To assemble the potstickers, set up your work station: stack the wrappers in one corner of your work surface and cover with a damp cloth so they don’t dry out. Line a baking sheet with parchment paper, and fill a small bowl with water.
Peel off one wrapper and hold it flat in your left (or non-dominant) hand. Place 1 tablespoon of filling in the middle. Moisten the edges with your fingertip and fold to make a half-moon shape. With your thumb and index finger, make a row of pleats from left to right. Press together all the pleats to seal, making sure that the filling doesn’t ooze out, and place seam-side- up on the baking sheet.
Repeat with the remaining wrappers and filling.
Swirl 2 tablespoons vegetable oil into the bottom of a large nonstick or cast-iron skillet to coat evenly. Set over medium heat until shimmering hot. Arrange about 10 potstickers (or however many fit without crowding) in a single layer seam-side up in the skillet and cook until the bottoms start to brown, 1 to 2 minutes. Shake the skillet periodically to make sure they don’t stick. Carefully pour in about 1 cup (60 ml) water and cover with a tight-fitting lid. Reduce the heat to medium-low and steam for 4 to 5 minutes or until most of the liquid has evaporated and the wrappers are translucent. Loosen the potstickers gently with a spatula and transfer them to a serving dish. They should be crisp and golden brown on the bottom. Wipe out the skillet to remove any remaining water and repeat until all the potstickers are cooked.

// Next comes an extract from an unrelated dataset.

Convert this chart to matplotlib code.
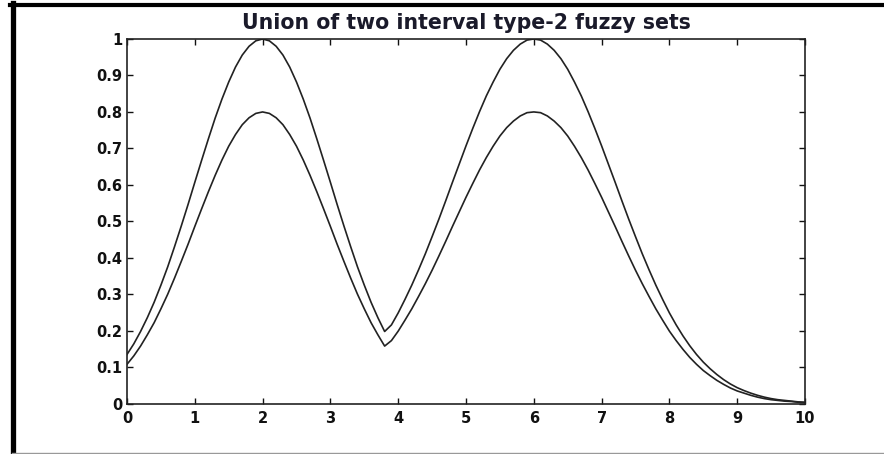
import matplotlib
matplotlib.use('Agg')
import matplotlib.pyplot as plt
from matplotlib.lines import Line2D

# values, x step 0.1
x = [i / 10 for i in range(101)]
upper = [0.135, 0.164, 0.198, 0.236, 0.278, 0.325, 0.375, 0.430, 0.487, 0.546,
         0.607, 0.667, 0.726, 0.783, 0.835, 0.882, 0.923, 0.956, 0.980, 0.995,
         1.000, 0.995, 0.980, 0.956, 0.923, 0.882, 0.835, 0.783, 0.726, 0.667,
         0.607, 0.546, 0.487, 0.430, 0.375, 0.325, 0.278, 0.236, 0.198, 0.216,
         0.249, 0.286, 0.325, 0.367, 0.411, 0.458, 0.506, 0.556, 0.607, 0.657,
         0.707, 0.755, 0.801, 0.844, 0.882, 0.917, 0.946, 0.969, 0.986, 0.997,
         1.000, 0.997, 0.986, 0.969, 0.946, 0.917, 0.882, 0.844, 0.801, 0.755,
         0.707, 0.657, 0.607, 0.556, 0.506, 0.458, 0.411, 0.367, 0.325, 0.286,
         0.249, 0.216, 0.186, 0.159, 0.135, 0.114, 0.096, 0.080, 0.066, 0.054,
         0.044, 0.036, 0.029, 0.023, 0.018, 0.014, 0.011, 0.009, 0.007, 0.005,
         0.004]
lower = [0.108, 0.131, 0.158, 0.189, 0.222, 0.260, 0.300, 0.344, 0.390, 0.437,
         0.486, 0.534, 0.581, 0.626, 0.668, 0.706, 0.738, 0.765, 0.784, 0.796,
         0.800, 0.796, 0.784, 0.765, 0.738, 0.706, 0.668, 0.626, 0.581, 0.534,
         0.486, 0.437, 0.390, 0.344, 0.300, 0.260, 0.222, 0.189, 0.158, 0.173,
         0.199, 0.229, 0.260, 0.294, 0.329, 0.366, 0.405, 0.445, 0.486, 0.526,
         0.566, 0.604, 0.641, 0.675, 0.706, 0.734, 0.757, 0.775, 0.789, 0.798,
         0.800, 0.798, 0.789, 0.775, 0.757, 0.734, 0.706, 0.675, 0.641, 0.604,
         0.566, 0.526, 0.486, 0.445, 0.405, 0.366, 0.329, 0.294, 0.260, 0.229,
         0.199, 0.173, 0.149, 0.127, 0.108, 0.091, 0.077, 0.064, 0.053, 0.043,
         0.035, 0.029, 0.023, 0.018, 0.014, 0.011, 0.009, 0.007, 0.006, 0.004,
         0.003]
xticks = list(range(11))
yticks = [i / 10 for i in range(11)]
ytick_labels = ['0', '0.1', '0.2', '0.3', '0.4', '0.5', '0.6', '0.7', '0.8',
                '0.9', '1']
title = 'Union of two interval type-2 fuzzy sets'

plt.rcParams['font.family'] = ['DejaVu Sans']

W, H = 884, 454
fig = plt.figure(figsize=(W / 100, H / 100), dpi=100)
ax = fig.add_axes([127 / W, 1 - 403.7 / H, (805 - 127) / W, (403.7 - 39) / H])

ax.plot(x, upper, color='#222222', lw=1.2)
ax.plot(x, lower, color='#222222', lw=1.2)

ax.set_xlim(0, 10)
ax.set_ylim(0, 1)
ax.set_xticks(xticks)
ax.set_yticks(yticks)
ax.set_yticklabels(ytick_labels)
ax.tick_params(direction='in', length=4, width=1, top=True, right=True,
               labelsize=10.5, colors='#111111')
ax.tick_params(axis='y', pad=3.5)
ax.tick_params(axis='x', pad=5)
for lab in ax.get_xticklabels() + ax.get_yticklabels():
    lab.set_fontweight('bold')
for sp in ax.spines.values():
    sp.set_linewidth(1.2)
    sp.set_color('#222222')
ax.set_title(title, fontsize=14.8, fontweight='bold', color='#1a1a2a', pad=7)

# outer frame of the scanned page
fig.add_artist(Line2D([12.5 / W, 12.5 / W], [0, 1 - 3 / H], color='black',
                      lw=3.8, transform=fig.transFigure))
fig.add_artist(Line2D([10 / W, 1], [1 - 4.7 / H, 1 - 4.7 / H], color='black',
                      lw=3.0, transform=fig.transFigure))
fig.add_artist(Line2D([12 / W, 1], [1 - 452.7 / H, 1 - 452.7 / H],
                      color='#999999', lw=1.0, transform=fig.transFigure))

fig.savefig('out.png', dpi=100)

Tip: Potstickers freeze well.
Spicy Soy Dipping Sauce
The dipping sauce can be made up to 1 day ahead, but wait till the last minute to garnish with ginger, green onions, and sesame seeds.
Makes 1 cup
½ cup soy sauce
⅓ cup rice vinegar
1 tbsp toasted sesame oil
2 tsp sambal oelek (or to taste)
1 tsp granulated sugar
1 tbsp slivered fresh ginger
1 tbsp chopped green onions (scallions)
1 tsp toasted sesame seeds
Whisk together the soy sauce, vinegar, oil, sambal oelek, and sugar in a medium bowl until the sugar completely dissolves. Garnish with ginger, green onions, and sesame seeds. Set aside until ready to serve.